═════ Data section ═════
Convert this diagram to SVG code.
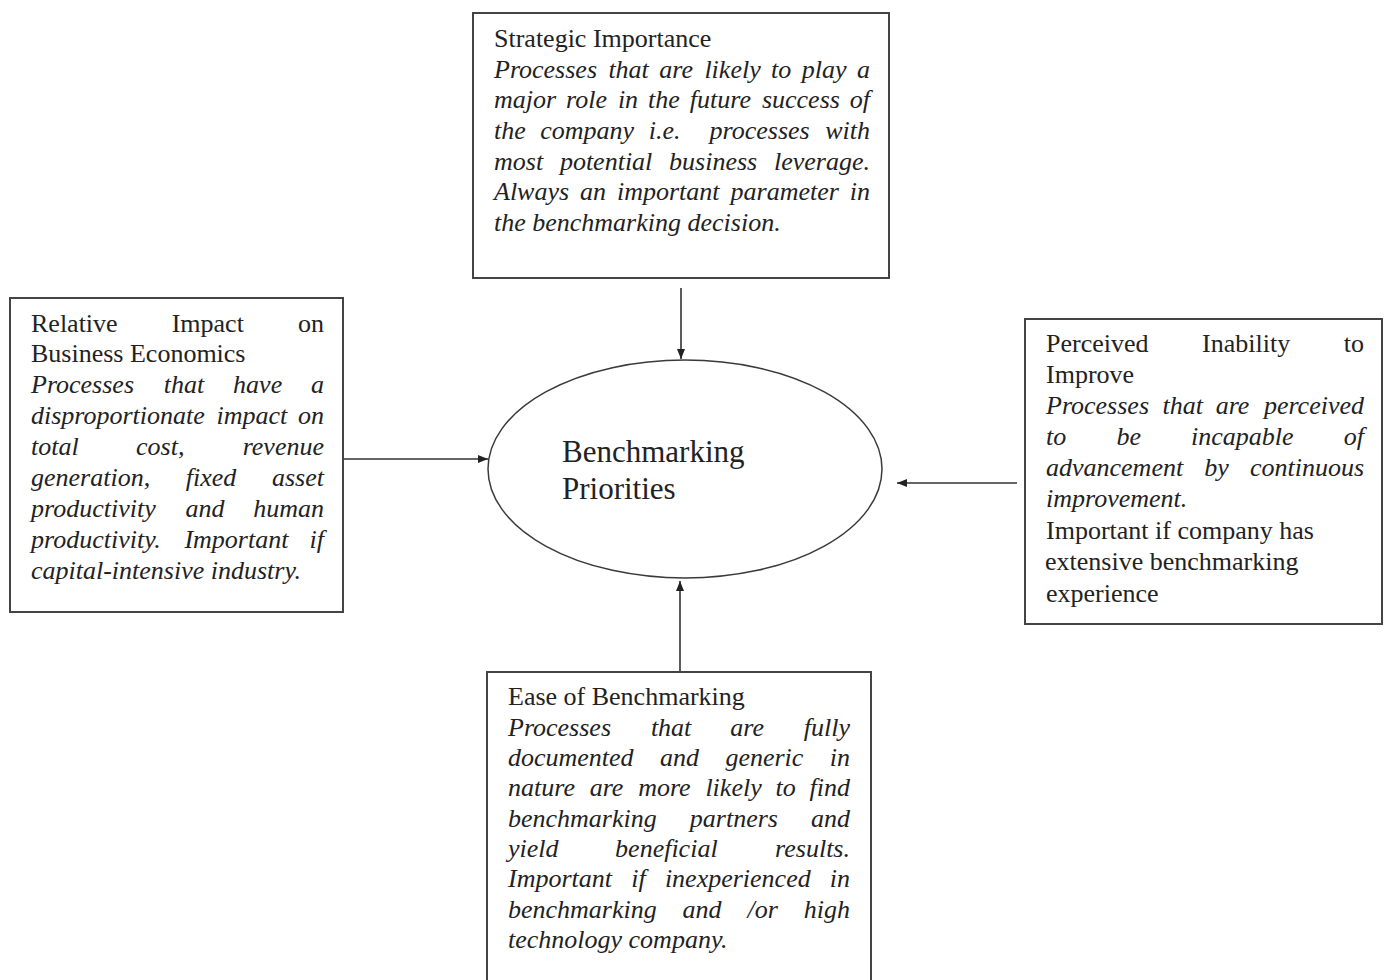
<svg xmlns="http://www.w3.org/2000/svg" width="1389" height="980" viewBox="0 0 1389 980">
  <style>
    .box { fill: #fff; stroke: #444; stroke-width: 2; }
    .hub { fill: #fff; stroke: #3a3a3a; stroke-width: 1.5; }
    .t { font-family: "Liberation Serif", "Times New Roman", serif; font-size: 26px; fill: #222; }
    .i { font-style: italic; }
    .e { text-anchor: end; }
    .big { font-family: "Liberation Serif", "Times New Roman", serif; font-size: 31px; fill: #222; }
    .link { stroke: #333; stroke-width: 1.6; fill: none; marker-end: url(#head); }
  </style>
  <defs>
    <marker id="head" viewBox="0 0 10 8" refX="10" refY="4" markerWidth="10" markerHeight="8" markerUnits="userSpaceOnUse" orient="auto">
      <path d="M0,0 L10,4 L0,8 z" fill="#222"/>
    </marker>
  </defs>
  <rect width="1389" height="980" fill="#fff"/>

  <!-- connectors -->
  <g id="connectors">
    <line class="link" x1="681" y1="288" x2="681" y2="359"/>
    <line class="link" x1="344" y1="459" x2="488" y2="459"/>
    <line class="link" x1="1017" y1="483" x2="897" y2="483"/>
    <line class="link" x1="680" y1="672" x2="680" y2="581"/>
  </g>

  <!-- central hub -->
  <g id="benchmarking-priorities">
    <ellipse class="hub" cx="685" cy="469" rx="197" ry="109"/>
    <text class="big" x="562" y="462">Benchmarking</text>
    <text class="big" x="562" y="499">Priorities</text>
  </g>

  <!-- top: strategic importance -->
  <g id="strategic-importance">
    <rect class="box" x="473" y="13" width="416" height="265"/>
    <text class="t" x="494" y="47">Strategic Importance</text>
    <text class="t i" y="78"><tspan x="494">Processes</tspan><tspan x="608.4">that</tspan><tspan x="659.3">are</tspan><tspan x="704.4">likely</tspan><tspan x="771.1">to</tspan><tspan x="801.8">play</tspan></text>
    <text class="t i e" x="870" y="78">a</text>
    <text class="t i" y="108"><tspan x="494">major</tspan><tspan x="566.1">role</tspan><tspan x="617.9">in</tspan><tspan x="648.1">the</tspan><tspan x="689.8">future</tspan><tspan x="761.9">success</tspan></text>
    <text class="t i e" x="870" y="108">of</text>
    <text class="t i" y="139"><tspan x="494">the</tspan><tspan x="540.3">company</tspan><tspan x="648.7">i.e.</tspan><tspan x="709.6">processes</tspan></text>
    <text class="t i e" x="870" y="139">with</text>
    <text class="t i" y="170"><tspan x="494">most</tspan><tspan x="559.9">potential</tspan><tspan x="669.1">business</tspan></text>
    <text class="t i e" x="870" y="170">leverage.</text>
    <text class="t i" y="200"><tspan x="494">Always</tspan><tspan x="580.1">an</tspan><tspan x="617">important</tspan><tspan x="730.6">parameter</tspan></text>
    <text class="t i e" x="870" y="200">in</text>
    <text class="t i" x="494" y="231">the benchmarking decision.</text>
  </g>

  <!-- left: relative impact on business economics -->
  <g id="relative-impact">
    <rect class="box" x="10" y="298" width="333" height="314"/>
    <text class="t" y="332"><tspan x="31">Relative</tspan><tspan x="171.7">Impact</tspan></text>
    <text class="t e" x="324" y="332">on</text>
    <text class="t" x="31" y="362">Business Economics</text>
    <text class="t i" y="393"><tspan x="31">Processes</tspan><tspan x="163.8">that</tspan><tspan x="233.1">have</tspan></text>
    <text class="t i e" x="324" y="393">a</text>
    <text class="t i" y="424"><tspan x="31">disproportionate</tspan><tspan x="216.5">impact</tspan></text>
    <text class="t i e" x="324" y="424">on</text>
    <text class="t i" y="455"><tspan x="31">total</tspan><tspan x="136">cost,</tspan></text>
    <text class="t i e" x="324" y="455">revenue</text>
    <text class="t i" y="486"><tspan x="31">generation,</tspan><tspan x="185.8">fixed</tspan></text>
    <text class="t i e" x="324" y="486">asset</text>
    <text class="t i" y="517"><tspan x="31">productivity</tspan><tspan x="185.5">and</tspan></text>
    <text class="t i e" x="324" y="517">human</text>
    <text class="t i" y="548"><tspan x="31">productivity.</tspan><tspan x="184.4">Important</tspan></text>
    <text class="t i e" x="324" y="548">if</text>
    <text class="t i" x="31" y="579">capital-intensive industry.</text>
  </g>

  <!-- right: perceived inability to improve -->
  <g id="perceived-inability">
    <rect class="box" x="1025" y="319" width="357" height="305"/>
    <text class="t" y="352"><tspan x="1046">Perceived</tspan><tspan x="1202.1">Inability</tspan></text>
    <text class="t e" x="1364" y="352">to</text>
    <text class="t" x="1046" y="383">Improve</text>
    <text class="t i" y="414"><tspan x="1046">Processes</tspan><tspan x="1162.6">that</tspan><tspan x="1215.7">are</tspan></text>
    <text class="t i e" x="1364" y="414">perceived</text>
    <text class="t i" y="445"><tspan x="1046">to</tspan><tspan x="1116.4">be</tspan><tspan x="1191.1">incapable</tspan></text>
    <text class="t i e" x="1364" y="445">of</text>
    <text class="t i" y="476"><tspan x="1046">advancement</tspan><tspan x="1204.3">by</tspan></text>
    <text class="t i e" x="1364" y="476">continuous</text>
    <text class="t i" x="1046" y="507">improvement.</text>
    <text class="t" x="1046" y="539">Important if company has</text>
    <text class="t" x="1045" y="570">extensive benchmarking</text>
    <text class="t" x="1046" y="602">experience</text>
  </g>

  <!-- bottom: ease of benchmarking -->
  <g id="ease-of-benchmarking">
    <rect class="box" x="487" y="672" width="384" height="320"/>
    <text class="t" x="508" y="705">Ease of Benchmarking</text>
    <text class="t i" y="736"><tspan x="508">Processes</tspan><tspan x="650.9">that</tspan><tspan x="730.3">are</tspan></text>
    <text class="t i e" x="850" y="736">fully</text>
    <text class="t i" y="766"><tspan x="508">documented</tspan><tspan x="660">and</tspan><tspan x="725.4">generic</tspan></text>
    <text class="t i e" x="850" y="766">in</text>
    <text class="t i" y="796"><tspan x="508">nature</tspan><tspan x="589.7">are</tspan><tspan x="638.2">more</tspan><tspan x="705.4">likely</tspan><tspan x="775.5">to</tspan></text>
    <text class="t i e" x="850" y="796">find</text>
    <text class="t i" y="827"><tspan x="508">benchmarking</tspan><tspan x="689.8">partners</tspan></text>
    <text class="t i e" x="850" y="827">and</text>
    <text class="t i" y="857"><tspan x="508">yield</tspan><tspan x="615.1">beneficial</tspan></text>
    <text class="t i e" x="850" y="857">results.</text>
    <text class="t i" y="887"><tspan x="508">Important</tspan><tspan x="631.2">if</tspan><tspan x="664.9">inexperienced</tspan></text>
    <text class="t i e" x="850" y="887">in</text>
    <text class="t i" y="918"><tspan x="508">benchmarking</tspan><tspan x="682.6">and</tspan><tspan x="747.5">/or</tspan></text>
    <text class="t i e" x="850" y="918">high</text>
    <text class="t i" x="508" y="948">technology company.</text>
  </g>
</svg>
═════
Problem requirements> Pictures in the data above should not be copied; transcribe everything else exactly.

Response to this exercise>
Convert this diagram to SVG code.
<svg xmlns="http://www.w3.org/2000/svg" width="1389" height="980" viewBox="0 0 1389 980">
  <style>
    .box { fill: #fff; stroke: #444; stroke-width: 2; }
    .hub { fill: #fff; stroke: #3a3a3a; stroke-width: 1.5; }
    .t { font-family: "Liberation Serif", "Times New Roman", serif; font-size: 26px; fill: #222; }
    .i { font-style: italic; }
    .e { text-anchor: end; }
    .big { font-family: "Liberation Serif", "Times New Roman", serif; font-size: 31px; fill: #222; }
    .link { stroke: #333; stroke-width: 1.6; fill: none; marker-end: url(#head); }
  </style>
  <defs>
    <marker id="head" viewBox="0 0 10 8" refX="10" refY="4" markerWidth="10" markerHeight="8" markerUnits="userSpaceOnUse" orient="auto">
      <path d="M0,0 L10,4 L0,8 z" fill="#222"/>
    </marker>
  </defs>
  <rect width="1389" height="980" fill="#fff"/>

  <!-- connectors -->
  <g id="connectors">
    <line class="link" x1="681" y1="288" x2="681" y2="359"/>
    <line class="link" x1="344" y1="459" x2="488" y2="459"/>
    <line class="link" x1="1017" y1="483" x2="897" y2="483"/>
    <line class="link" x1="680" y1="672" x2="680" y2="581"/>
  </g>

  <!-- central hub -->
  <g id="benchmarking-priorities">
    <ellipse class="hub" cx="685" cy="469" rx="197" ry="109"/>
    <text class="big" x="562" y="462">Benchmarking</text>
    <text class="big" x="562" y="499">Priorities</text>
  </g>

  <!-- top: strategic importance -->
  <g id="strategic-importance">
    <rect class="box" x="473" y="13" width="416" height="265"/>
    <text class="t" x="494" y="47">Strategic Importance</text>
    <text class="t i" y="78"><tspan x="494">Processes</tspan><tspan x="608.4">that</tspan><tspan x="659.3">are</tspan><tspan x="704.4">likely</tspan><tspan x="771.1">to</tspan><tspan x="801.8">play</tspan></text>
    <text class="t i e" x="870" y="78">a</text>
    <text class="t i" y="108"><tspan x="494">major</tspan><tspan x="566.1">role</tspan><tspan x="617.9">in</tspan><tspan x="648.1">the</tspan><tspan x="689.8">future</tspan><tspan x="761.9">success</tspan></text>
    <text class="t i e" x="870" y="108">of</text>
    <text class="t i" y="139"><tspan x="494">the</tspan><tspan x="540.3">company</tspan><tspan x="648.7">i.e.</tspan><tspan x="709.6">processes</tspan></text>
    <text class="t i e" x="870" y="139">with</text>
    <text class="t i" y="170"><tspan x="494">most</tspan><tspan x="559.9">potential</tspan><tspan x="669.1">business</tspan></text>
    <text class="t i e" x="870" y="170">leverage.</text>
    <text class="t i" y="200"><tspan x="494">Always</tspan><tspan x="580.1">an</tspan><tspan x="617">important</tspan><tspan x="730.6">parameter</tspan></text>
    <text class="t i e" x="870" y="200">in</text>
    <text class="t i" x="494" y="231">the benchmarking decision.</text>
  </g>

  <!-- left: relative impact on business economics -->
  <g id="relative-impact">
    <rect class="box" x="10" y="298" width="333" height="314"/>
    <text class="t" y="332"><tspan x="31">Relative</tspan><tspan x="171.7">Impact</tspan></text>
    <text class="t e" x="324" y="332">on</text>
    <text class="t" x="31" y="362">Business Economics</text>
    <text class="t i" y="393"><tspan x="31">Processes</tspan><tspan x="163.8">that</tspan><tspan x="233.1">have</tspan></text>
    <text class="t i e" x="324" y="393">a</text>
    <text class="t i" y="424"><tspan x="31">disproportionate</tspan><tspan x="216.5">impact</tspan></text>
    <text class="t i e" x="324" y="424">on</text>
    <text class="t i" y="455"><tspan x="31">total</tspan><tspan x="136">cost,</tspan></text>
    <text class="t i e" x="324" y="455">revenue</text>
    <text class="t i" y="486"><tspan x="31">generation,</tspan><tspan x="185.8">fixed</tspan></text>
    <text class="t i e" x="324" y="486">asset</text>
    <text class="t i" y="517"><tspan x="31">productivity</tspan><tspan x="185.5">and</tspan></text>
    <text class="t i e" x="324" y="517">human</text>
    <text class="t i" y="548"><tspan x="31">productivity.</tspan><tspan x="184.4">Important</tspan></text>
    <text class="t i e" x="324" y="548">if</text>
    <text class="t i" x="31" y="579">capital-intensive industry.</text>
  </g>

  <!-- right: perceived inability to improve -->
  <g id="perceived-inability">
    <rect class="box" x="1025" y="319" width="357" height="305"/>
    <text class="t" y="352"><tspan x="1046">Perceived</tspan><tspan x="1202.1">Inability</tspan></text>
    <text class="t e" x="1364" y="352">to</text>
    <text class="t" x="1046" y="383">Improve</text>
    <text class="t i" y="414"><tspan x="1046">Processes</tspan><tspan x="1162.6">that</tspan><tspan x="1215.7">are</tspan></text>
    <text class="t i e" x="1364" y="414">perceived</text>
    <text class="t i" y="445"><tspan x="1046">to</tspan><tspan x="1116.4">be</tspan><tspan x="1191.1">incapable</tspan></text>
    <text class="t i e" x="1364" y="445">of</text>
    <text class="t i" y="476"><tspan x="1046">advancement</tspan><tspan x="1204.3">by</tspan></text>
    <text class="t i e" x="1364" y="476">continuous</text>
    <text class="t i" x="1046" y="507">improvement.</text>
    <text class="t" x="1046" y="539">Important if company has</text>
    <text class="t" x="1045" y="570">extensive benchmarking</text>
    <text class="t" x="1046" y="602">experience</text>
  </g>

  <!-- bottom: ease of benchmarking -->
  <g id="ease-of-benchmarking">
    <rect class="box" x="487" y="672" width="384" height="320"/>
    <text class="t" x="508" y="705">Ease of Benchmarking</text>
    <text class="t i" y="736"><tspan x="508">Processes</tspan><tspan x="650.9">that</tspan><tspan x="730.3">are</tspan></text>
    <text class="t i e" x="850" y="736">fully</text>
    <text class="t i" y="766"><tspan x="508">documented</tspan><tspan x="660">and</tspan><tspan x="725.4">generic</tspan></text>
    <text class="t i e" x="850" y="766">in</text>
    <text class="t i" y="796"><tspan x="508">nature</tspan><tspan x="589.7">are</tspan><tspan x="638.2">more</tspan><tspan x="705.4">likely</tspan><tspan x="775.5">to</tspan></text>
    <text class="t i e" x="850" y="796">find</text>
    <text class="t i" y="827"><tspan x="508">benchmarking</tspan><tspan x="689.8">partners</tspan></text>
    <text class="t i e" x="850" y="827">and</text>
    <text class="t i" y="857"><tspan x="508">yield</tspan><tspan x="615.1">beneficial</tspan></text>
    <text class="t i e" x="850" y="857">results.</text>
    <text class="t i" y="887"><tspan x="508">Important</tspan><tspan x="631.2">if</tspan><tspan x="664.9">inexperienced</tspan></text>
    <text class="t i e" x="850" y="887">in</text>
    <text class="t i" y="918"><tspan x="508">benchmarking</tspan><tspan x="682.6">and</tspan><tspan x="747.5">/or</tspan></text>
    <text class="t i e" x="850" y="918">high</text>
    <text class="t i" x="508" y="948">technology company.</text>
  </g>
</svg>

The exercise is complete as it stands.